HC Deb 30 November 1992 vol 215 cc17-20
43. Mr. Raynsford

To ask the Parliamentary Secretary, Lord Chancellor's Department if he will estimate the number of applicants who will be denied access to legal aid in consequence of the proposed changes to the legal aid scheme.

Mr. John M. Taylor

We estimate that around 2 per cent. of households will no longer be eligible for legal aid as a result of the measures announced recently. In addition, the decision not to uprate the income limit from next April will result in a further 8 per cent. of households not being restored to eligibility.

Mr. Raynsford

Does the Minister accept that access to justice is one of the fundamental principles of a free and democratic society? How can he justify steps that will deny that right to a substantial number of our fellow citizens who are on modest incomes, especially when the Chancellor of the Exchequer gets a handout for his legal action?

Mr. Taylor

It is very important to remember that our legal aid system is probably the most generous in the world. Its cost has doubled in the past four years, yet, even so, it is destined under the autumn statement to go up by 10 per cent. in each of the next three years.
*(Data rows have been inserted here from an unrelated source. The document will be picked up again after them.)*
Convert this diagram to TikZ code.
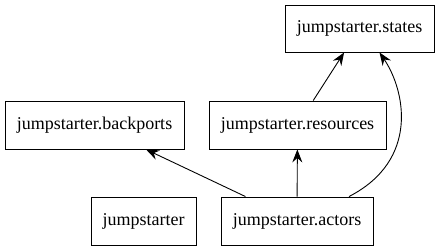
\documentclass[tikz,border=0pt]{standalone}
\usepackage{fontspec}
\setmainfont{Liberation Serif}
\usetikzlibrary{arrows.meta,calc}
\begin{document}
\begin{tikzpicture}[x=1pt,y=-1pt,
  pkg/.style={draw,line width=0.9pt,rectangle,inner sep=0pt,minimum height=48pt,font=\rmfamily\fontsize{18}{20}\selectfont},
  dep/.style={line width=0.9pt,-{Stealth[length=13pt,width=10pt,inset=4.5pt]}}]
\useasboundingbox (0,0) rectangle (440,251);
\node[pkg,minimum width=149pt,minimum height=47pt] (states) at (359.5,28.5) {jumpstarter.states};
\node[pkg,minimum width=179pt] (backports) at (94.5,125) {jumpstarter.backports};
\node[pkg,minimum width=177pt] (resources) at (297.5,125) {jumpstarter.resources};
\node[pkg,minimum width=105pt] (jumpstarter) at (143.5,221) {jumpstarter};
\node[pkg,minimum width=152pt] (actors) at (297,221) {jumpstarter.actors};
\draw[dep] (actors) -- (backports);
\draw[dep] (actors) -- (resources);
\draw[dep] (resources) -- (states);
\coordinate (a1) at ($(actors.north)+(52,0)$);
\coordinate (s1) at ($(states.south)+(20,0)$);
\draw[dep] (a1) .. controls (420,160) and (405,90) .. (s1);
\end{tikzpicture}
\end{document}
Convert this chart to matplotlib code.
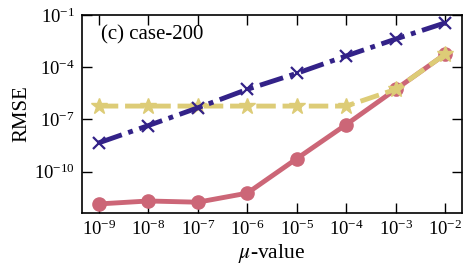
import matplotlib
matplotlib.use("Agg")
import matplotlib.pyplot as plt
import numpy as np

mu = [1e-9, 1e-8, 1e-7, 1e-6, 1e-5, 1e-4, 1e-3, 1e-2]
red_log = [-11.85, -11.68, -11.75, -11.23, -9.25, -7.29, -5.27, -3.25]
yellow_log = [-6.23, -6.23, -6.23, -6.23, -6.23, -6.23, -5.27, -3.25]
blue_log = [-8.34, -7.35, -6.33, -5.27, -4.35, -3.35, -2.38, -1.45]

red = [10**v for v in red_log]
yellow = [10**v for v in yellow_log]
blue = [10**v for v in blue_log]

plt.rcParams['font.family'] = ['Liberation Serif', 'DejaVu Serif']
plt.rcParams['mathtext.fontset'] = 'stix'

fig = plt.figure(figsize=(4.71, 2.69), dpi=100)
ax = fig.add_axes([82/471, 1-213/269, 380/471, 198/269])

ax.plot(mu, red, color='#CC6677', lw=3.5, marker='o', ms=9.5, ls='-', zorder=2)
ax.plot(mu, yellow, color='#DDCC77', lw=3.5, marker='*', ms=12, ls=(0, (4, 1.4)), zorder=3)
ax.plot(mu, blue, color='#332288', lw=3.5, marker='x', ms=9, mew=1.6, ls=(0, (5, 1.4, 1, 1.4)), zorder=4)

ax.set_xscale('log')
ax.set_yscale('log')
ax.set_xlim(10**-9.34, 10**-1.66)
ax.set_ylim(10**-12.37, 1e-1)
ax.set_xticks(mu)
ax.set_yticks([1e-10, 1e-7, 1e-4, 1e-1])
ax.minorticks_off()
ax.tick_params(direction='in', top=True, right=True, length=7, width=1, labelsize=13.5, pad=5)
for s in ax.spines.values():
    s.set_linewidth(1.2)
ax.set_xlabel(r'$\mu$-value', fontsize=15.5, labelpad=2)
ax.set_ylabel('RMSE', fontsize=15, labelpad=2)
ax.text(0.05, 0.9, '(c) case-200', transform=ax.transAxes, fontsize=15, va='center', ha='left')

fig.savefig('out.png', dpi=100)
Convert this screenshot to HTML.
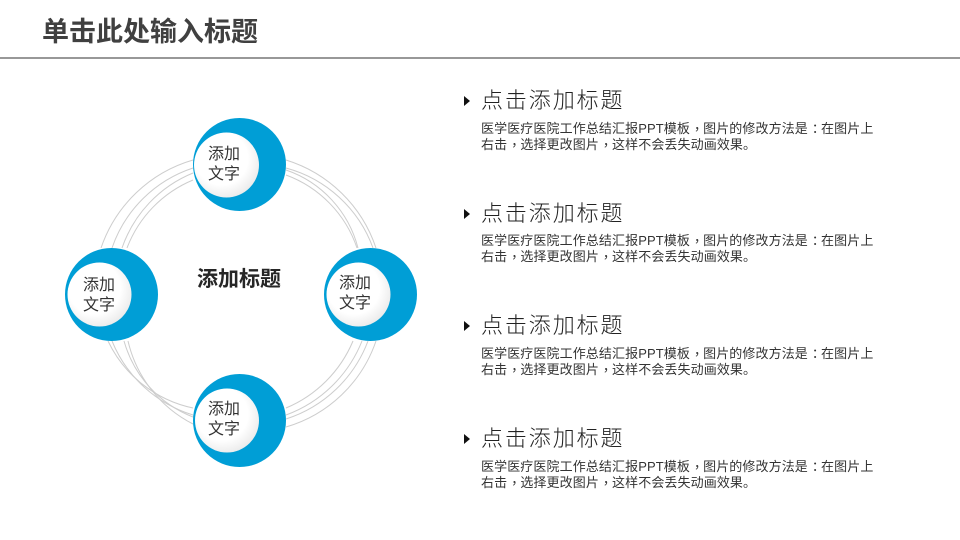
<!DOCTYPE html>
<html lang="zh"><head><meta charset="utf-8"><style>
html,body{margin:0;padding:0;background:#fff}
#p{position:relative;width:960px;height:540px;overflow:hidden;background:#fff;font-family:"Liberation Sans","Noto Sans CJK SC",sans-serif}
.t{position:absolute;white-space:nowrap}
.title{left:42px;top:12px;font-size:27px;line-height:40px;font-weight:bold;color:#404040}
.rule{position:absolute;left:0;top:57px;width:960px;height:2px;background:#989898}
.c{font-size:16px;line-height:19.5px;color:#333}
.h{left:481px;font-size:22px;line-height:30px;letter-spacing:1.9px;color:#222;font-weight:300}
.b{left:481px;font-size:13px;line-height:16px;letter-spacing:.1px;color:#333}
.b i{font-style:normal;position:relative;left:4px;top:-3px}
.b u{text-decoration:none;position:relative;left:4px}
.tri{position:absolute;left:464px;width:0;height:0;border-left:6px solid #111;border-top:5px solid transparent;border-bottom:5px solid transparent}
svg{position:absolute;left:0;top:0}
</style></head><body><div id="p">
<svg width="960" height="540" viewBox="0 0 960 540">
<defs><radialGradient id="g" cx="0.42" cy="0.4" r="0.68"><stop offset="0.6" stop-color="#fff"/><stop offset="1" stop-color="#e6e6e6"/></radialGradient></defs>
<g fill="none" stroke="#cdcdcd" stroke-width="1">
<path d="M101 248A138 138 0 0 1 193 160"/><path d="M112 248A128 128 0 0 1 193 168"/><path d="M122 248A125 125 0 0 1 193 173"/><path d="M127 248A120 120 0 0 1 193 180"/>
<path d="M286 160A138 138 0 0 1 376 248"/><path d="M286 168A128 128 0 0 1 373 248"/><path d="M286 170A112 112 0 0 1 358 248"/><path d="M286 175A118 118 0 0 1 357 248"/>
<path d="M108 341A122 122 0 0 0 193 408"/><path d="M112 341A128 128 0 0 0 193 415"/><path d="M124 341A115 115 0 0 0 193 417"/><path d="M128 341A125 125 0 0 0 193 424"/>
<path d="M286 408A125 125 0 0 0 353 341"/><path d="M286 415A130 130 0 0 0 362 341"/><path d="M286 419A130 130 0 0 0 368 341"/><path d="M286 427A135 135 0 0 0 376 341"/>
</g>
<g fill="#009ed6">
<circle cx="239.5" cy="164.5" r="46.5"/><circle cx="111.5" cy="294.5" r="46.5"/><circle cx="370.5" cy="294.5" r="46.5"/><circle cx="239.5" cy="420.5" r="46.5"/>
</g>
<g fill="url(#g)">
<circle cx="226.5" cy="165" r="32.5"/><circle cx="99.5" cy="294.5" r="32"/><circle cx="358.5" cy="294.5" r="32"/><circle cx="227" cy="420.5" r="32"/>
</g>
</svg>
<div class="t title">单击此处输入标题</div>
<div class="rule"></div>
<div class="t c" style="left:208px;top:145px">添加<br>文字</div>
<div class="t c" style="left:83px;top:276px">添加<br>文字</div>
<div class="t c" style="left:339px;top:274px">添加<br>文字</div>
<div class="t c" style="left:208px;top:400px">添加<br>文字</div>
<div class="t" style="left:197px;top:265px;font-size:21px;line-height:30px;font-weight:bold;color:#262626">添加标题</div>

<div class="tri" style="top:96px"></div>
<div class="t h" style="top:86px">点击添加标题</div>
<div class="t b" style="top:121px">医学医疗医院工作总结汇报PPT模板<i>，</i>图片的修改方法是<u>：</u>在图片上<br>右击<i>，</i>选择更改图片<i>，</i>这样不会丢失动画效果。</div>

<div class="tri" style="top:209px"></div>
<div class="t h" style="top:199px">点击添加标题</div>
<div class="t b" style="top:233px">医学医疗医院工作总结汇报PPT模板<i>，</i>图片的修改方法是<u>：</u>在图片上<br>右击<i>，</i>选择更改图片<i>，</i>这样不会丢失动画效果。</div>

<div class="tri" style="top:321px"></div>
<div class="t h" style="top:311px">点击添加标题</div>
<div class="t b" style="top:346px">医学医疗医院工作总结汇报PPT模板<i>，</i>图片的修改方法是<u>：</u>在图片上<br>右击<i>，</i>选择更改图片<i>，</i>这样不会丢失动画效果。</div>

<div class="tri" style="top:434px"></div>
<div class="t h" style="top:424px">点击添加标题</div>
<div class="t b" style="top:459px">医学医疗医院工作总结汇报PPT模板<i>，</i>图片的修改方法是<u>：</u>在图片上<br>右击<i>，</i>选择更改图片<i>，</i>这样不会丢失动画效果。</div>
</div></body></html>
Even after the changes announced, it will still be available to 48 per cent. of households, and one fifth of households will receive legal aid without any contribution. It remains targeted at the poorest people, as it should be.

Mr. Dickens

Does my hon. Friend agree that if someone needs legal aid to defend a position, he is justly entitled to receive it if he qualifies? By the same token, there are people who are absolute scoundrels and who take on people through litigation. Some people have to put their hands in their pockets to pay for the case while the others get legal aid although they are not really entitled to it. We are the custodians of taxpayers' money.

Mr. Taylor

Once again, that is a powerfully expressed view on the subject, with not a little of which I agree. I am at pains to say while I am at the Dispatch Box that the effect of the recent changes on criminal legal aid is likely to be small, although some people will have to pay more in contributions; I think that they should.

Mr. Maclennan

Has the Minister discussed the matter with the Law Society since the Chancellor of the Exchequer made the announcement? Why is there such an extraordinarily large discrepancy between what the Minister has said this afternoon and the estimate of the Law Society which claimed that 10 million more people are ineligible as a result of the Chancellor's announcement?

Mr. Taylor

I have noticed that the solicitors' estimate is similar to that of the Liberal party and I cannot account for either.

44. Mrs. Helen Jackson

To ask the Parliamentary Secretary, Lord Chancellor's Department what arrangements there are to ensure that legal aid is available to all those who need but cannot afford legal advice.

Mr. John M. Taylor

All people whose disposable income is below £6,800 and whose disposable capital is below £6,750 will still be eligible for civil legal aid. For personal injuries cases the limits are £7,500 and £8,560. Those whose disposable income does not exceed income support level will be eligible for legal aid without a contribution.

Mrs. Jackson

Is the Parliamentary Secretary aware that, in the opinion of Sheffield law centre for example, cuts in eligibility for legal aid will have a particularly serious effect on women who try to get support from the courts against violent men in their own homes or outside? Contrary to stereotype, the majority of such women are not on income support. What arrangements will the Government make to ensure that women who are in that threatening situation are encouraged to take up the legal protection to which they are entitled?

Mr. Taylor

In addition to the services of the legal profession, valuable contributions are made by law centres and citizens advice bureaux. Women in the plight described by the hon. Lady are very much the concern of the Lord Chancellor's Department which is inquiring urgently into questions of domestic violence and how they affect women. Before long, it may be possible to legislate in that area to alleviate a very real grievance which is admittedly and very largely a women's issue and one that rightly claims the full attention and concern of society.